How to decide instead

Use Stripe Issuing if:

  • the card is deeply tied to your core workflow
  • you operate in supported markets
  • your unit economics improve with card usage
  • your team can handle compliance and support operations
  • you want fast launch over maximum customization

Avoid Stripe Issuing if:

  • the card is mostly a branding move
  • you need unusual regional or regulatory structures
  • you need deeper processor or sponsor-bank control
  • your volume is too low to justify the overhead
  • other payment rails solve the same problem better

FAQ

Is Stripe Issuing bad for startups?

No. It is strong for the right startup. It is a bad fit when the startup lacks operational readiness, needs unsupported geographies, or cannot justify the economics.

What is the biggest reason not to use Stripe Issuing?

The biggest reason is usually misalignment between the product strategy and the operational burden. Many teams do not need to run a card program at all.

Can Stripe Issuing replace a full banking or credit stack?

No. It helps with card issuance and spend workflows, but it does not replace full lending infrastructure, complex underwriting, or every regulated banking function.

Is Stripe Issuing good for international card programs?

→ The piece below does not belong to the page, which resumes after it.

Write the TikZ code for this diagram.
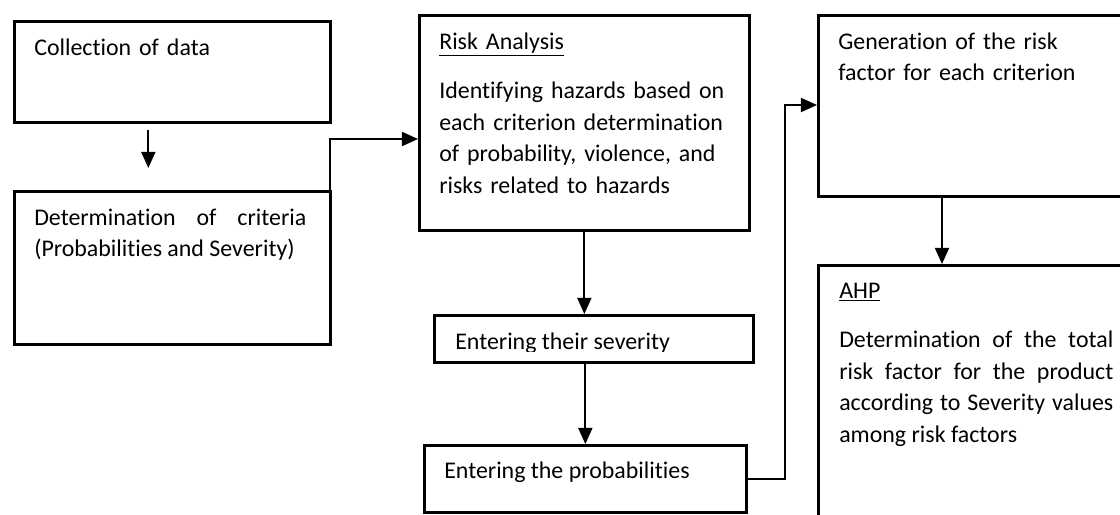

It depends on the countries, legal entities, and program design. For multi-region or highly localized programs, a different issuer processor or local banking setup may be necessary.

What is a better option than Stripe Issuing for simple expense management?

For many companies, tools like Ramp, Brex, or Airbase are better because they provide a finished spend-management experience without requiring you to build and operate the card layer yourself.

Can low-volume startups still use Stripe Issuing?

Yes, but low volume increases the risk that support, fraud, and compliance costs outweigh the product benefit. Early pilots should be modeled carefully.

Does Stripe Issuing create a moat?

Not by itself. The defensibility comes from your workflow, distribution, data, controls, and vertical specialization, not from access to issuing infrastructure alone.

Final summary

Do not use Stripe Issuing if you need more geography, more control, lower overhead, or a different financial product than card issuance actually provides. It is best for startups where the card is part of a high-value workflow, not just an add-on feature.

The practical test is simple: if issuing improves retention, monetization, and product control enough to justify compliance, support, and risk operations, it can be a strong choice. If not, a managed spend platform, treasury workflow, or non-card payment rail will likely be the smarter move in 2026.